* **Do this**
Repeat what the lines below say, word for word, and skip every image.

* **Given records**

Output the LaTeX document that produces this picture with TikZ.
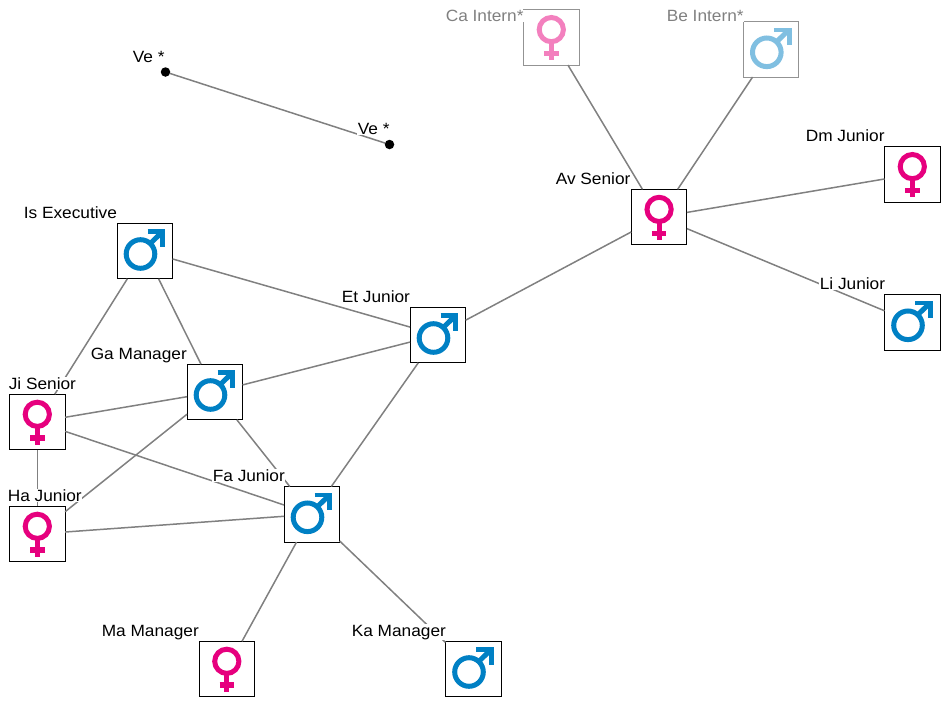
\documentclass[tikz,border=0pt]{standalone}
\usepackage{fontspec}
\setmainfont[FakeStretch=1.06]{Liberation Sans}
\definecolor{pinkc}{HTML}{E6007E}
\definecolor{bluec}{HTML}{0080C4}
\definecolor{pinkf}{HTML}{F380BE}
\definecolor{bluef}{HTML}{80BFE1}
\definecolor{edgec}{HTML}{808080}
\tikzset{
  x=1pt,y=-1pt,
  person/.style={draw=black,line width=1pt,fill=white,minimum size=55.6pt,inner sep=0pt,outer sep=0pt},
  faded/.style={person,draw=edgec!85},
  link/.style={draw=edgec,line width=1.5pt},
  tag/.style={anchor=base west,font=\fontsize{16.3}{19}\selectfont,text=black,inner sep=0.6pt,fill=white},
  tagf/.style={tag,text=edgec},
  dot/.style={circle,fill=black,minimum size=9.5pt,inner sep=0pt,outer sep=0pt},
  pics/femalesym/.style={code={
    \draw[#1,line width=5pt] (0,-7.7) circle[radius=12.1];
    \draw[#1,line width=5pt] (0,5) -- (0,23);
    \draw[#1,line width=5.2pt] (-7.2,16) -- (7.2,16);
  }},
  pics/malesym/.style={code={
    \draw[#1,line width=5pt] (-4.3,3) circle[radius=14.3];
    \draw[#1,line width=5pt] (5,-7) -- (17.5,-19.2);
    \draw[#1,line width=4.8pt,miter limit=10] (2.7,-19.4) -- (18,-19.4) -- (18,-4);
  }}
}
\begin{document}
\begin{tikzpicture}
\useasboundingbox (0,0) rectangle (950,707);
\node[faded] (Ca) at (551.3,37.3) {};
\node[faded] (Be) at (771.1,49.3) {};
\node[person] (Av) at (659.1,217.1) {};
\node[person] (Dm) at (912.3,174.3) {};
\node[person] (Li) at (912.3,322.3) {};
\node[person] (Is) at (144.8,251) {};
\node[person] (Et) at (437.8,335) {};
\node[person] (Ga) at (214.8,392) {};
\node[person] (Ji) at (37.3,422) {};
\node[person] (Ha) at (37.3,534) {};
\node[person] (Fa) at (311.8,514.3) {};
\node[person] (Ma) at (226.8,669) {};
\node[person] (Ka) at (473.3,669) {};
\node[dot] (V1) at (165.5,72) {};
\node[dot] (V2) at (389.5,144.5) {};
\draw[link] (V1) -- (V2);
\draw[link] (Is) -- (Et);
\draw[link] (Is) -- (Ga);
\draw[link] (Is) -- (Ji);
\draw[link] (Ga) -- (Et);
\draw[link] (Ga) -- (Ji);
\draw[link] (Ga) -- (Ha);
\draw[link] (Ga) -- (Fa);
\draw[link] (Ji) -- (Ha);
\draw[link] (Ji) -- (Fa);
\draw[link] (Ha) -- (Fa);
\draw[link] (Fa) -- (Et);
\draw[link] (Fa) -- (Ma);
\draw[link] (Fa) -- (Ka);
\draw[link] (Et) -- (Av);
\draw[link] (Av) -- (Ca);
\draw[link] (Av) -- (Be);
\draw[link] (Av) -- (Dm);
\draw[link] (Av) -- (Li);
\pic at (Ca) {femalesym=pinkf};
\pic at (Be) {malesym=bluef};
\pic at (Av) {femalesym=pinkc};
\pic at (Dm) {femalesym=pinkc};
\pic at (Li) {malesym=bluec};
\pic at (Is) {malesym=bluec};
\pic at (Et) {malesym=bluec};
\pic at (Ga) {malesym=bluec};
\pic at (Ji) {femalesym=pinkc};
\pic at (Ha) {femalesym=pinkc};
\pic at (Fa) {malesym=bluec};
\pic at (Ma) {femalesym=pinkc};
\pic at (Ka) {malesym=bluec};
\node[tagf] (lCa) at (445,21.5) {Ca Intern*};
\node[tagf] (lBe) at (666,21.5) {Be Intern*};
\node[tag] (lAv) at (555,184) {Av Senior};
\node[tag] (lDm) at (805,141.5) {Dm Junior};
\node[tag] (lLi) at (819,289.5) {Li Junior};
\node[tag] (lIs) at (23,218) {Is Executive};
\node[tag] (lEt) at (341,302) {Et Junior};
\node[tag] (lGa) at (90,359) {Ga Manager};
\node[tag] (lJi) at (8,389) {Ji Senior};
\node[tag] (lHa) at (7,501) {Ha Junior};
\node[tag] (lFa) at (212,481) {Fa Junior};
\node[tag] (lMa) at (101,636) {Ma Manager};
\node[tag] (lKa) at (351,636) {Ka Manager};
\node[tag] (lV1) at (132,62) {Ve *};
\node[tag] (lV2) at (357,134) {Ve *};
\end{tikzpicture}
\end{document}
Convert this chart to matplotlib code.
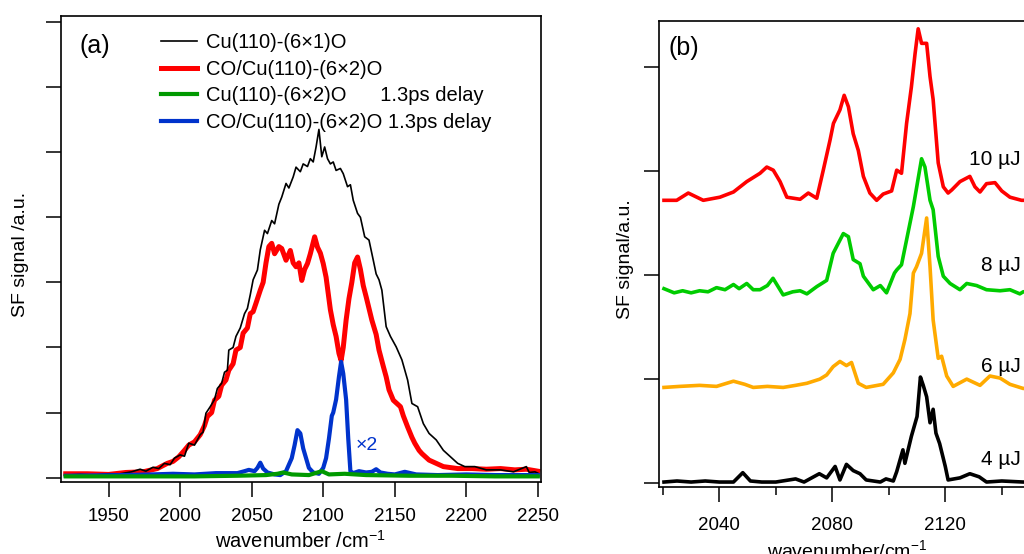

* **Final answer**
Output the LaTeX document that produces this picture with TikZ.
\documentclass[tikz,border=0pt]{standalone}
\usepackage{fontspec}
\setmainfont[FakeStretch=1.06]{Liberation Sans}
\definecolor{pinkc}{HTML}{E6007E}
\definecolor{bluec}{HTML}{0080C4}
\definecolor{pinkf}{HTML}{F380BE}
\definecolor{bluef}{HTML}{80BFE1}
\definecolor{edgec}{HTML}{808080}
\tikzset{
  x=1pt,y=-1pt,
  person/.style={draw=black,line width=1pt,fill=white,minimum size=55.6pt,inner sep=0pt,outer sep=0pt},
  faded/.style={person,draw=edgec!85},
  link/.style={draw=edgec,line width=1.5pt},
  tag/.style={anchor=base west,font=\fontsize{16.3}{19}\selectfont,text=black,inner sep=0.6pt,fill=white},
  tagf/.style={tag,text=edgec},
  dot/.style={circle,fill=black,minimum size=9.5pt,inner sep=0pt,outer sep=0pt},
  pics/femalesym/.style={code={
    \draw[#1,line width=5pt] (0,-7.7) circle[radius=12.1];
    \draw[#1,line width=5pt] (0,5) -- (0,23);
    \draw[#1,line width=5.2pt] (-7.2,16) -- (7.2,16);
  }},
  pics/malesym/.style={code={
    \draw[#1,line width=5pt] (-4.3,3) circle[radius=14.3];
    \draw[#1,line width=5pt] (5,-7) -- (17.5,-19.2);
    \draw[#1,line width=4.8pt,miter limit=10] (2.7,-19.4) -- (18,-19.4) -- (18,-4);
  }}
}
\begin{document}
\begin{tikzpicture}
\useasboundingbox (0,0) rectangle (950,707);
\node[faded] (Ca) at (551.3,37.3) {};
\node[faded] (Be) at (771.1,49.3) {};
\node[person] (Av) at (659.1,217.1) {};
\node[person] (Dm) at (912.3,174.3) {};
\node[person] (Li) at (912.3,322.3) {};
\node[person] (Is) at (144.8,251) {};
\node[person] (Et) at (437.8,335) {};
\node[person] (Ga) at (214.8,392) {};
\node[person] (Ji) at (37.3,422) {};
\node[person] (Ha) at (37.3,534) {};
\node[person] (Fa) at (311.8,514.3) {};
\node[person] (Ma) at (226.8,669) {};
\node[person] (Ka) at (473.3,669) {};
\node[dot] (V1) at (165.5,72) {};
\node[dot] (V2) at (389.5,144.5) {};
\draw[link] (V1) -- (V2);
\draw[link] (Is) -- (Et);
\draw[link] (Is) -- (Ga);
\draw[link] (Is) -- (Ji);
\draw[link] (Ga) -- (Et);
\draw[link] (Ga) -- (Ji);
\draw[link] (Ga) -- (Ha);
\draw[link] (Ga) -- (Fa);
\draw[link] (Ji) -- (Ha);
\draw[link] (Ji) -- (Fa);
\draw[link] (Ha) -- (Fa);
\draw[link] (Fa) -- (Et);
\draw[link] (Fa) -- (Ma);
\draw[link] (Fa) -- (Ka);
\draw[link] (Et) -- (Av);
\draw[link] (Av) -- (Ca);
\draw[link] (Av) -- (Be);
\draw[link] (Av) -- (Dm);
\draw[link] (Av) -- (Li);
\pic at (Ca) {femalesym=pinkf};
\pic at (Be) {malesym=bluef};
\pic at (Av) {femalesym=pinkc};
\pic at (Dm) {femalesym=pinkc};
\pic at (Li) {malesym=bluec};
\pic at (Is) {malesym=bluec};
\pic at (Et) {malesym=bluec};
\pic at (Ga) {malesym=bluec};
\pic at (Ji) {femalesym=pinkc};
\pic at (Ha) {femalesym=pinkc};
\pic at (Fa) {malesym=bluec};
\pic at (Ma) {femalesym=pinkc};
\pic at (Ka) {malesym=bluec};
\node[tagf] (lCa) at (445,21.5) {Ca Intern*};
\node[tagf] (lBe) at (666,21.5) {Be Intern*};
\node[tag] (lAv) at (555,184) {Av Senior};
\node[tag] (lDm) at (805,141.5) {Dm Junior};
\node[tag] (lLi) at (819,289.5) {Li Junior};
\node[tag] (lIs) at (23,218) {Is Executive};
\node[tag] (lEt) at (341,302) {Et Junior};
\node[tag] (lGa) at (90,359) {Ga Manager};
\node[tag] (lJi) at (8,389) {Ji Senior};
\node[tag] (lHa) at (7,501) {Ha Junior};
\node[tag] (lFa) at (212,481) {Fa Junior};
\node[tag] (lMa) at (101,636) {Ma Manager};
\node[tag] (lKa) at (351,636) {Ka Manager};
\node[tag] (lV1) at (132,62) {Ve *};
\node[tag] (lV2) at (357,134) {Ve *};
\end{tikzpicture}
\end{document}
Convert this chart to matplotlib code.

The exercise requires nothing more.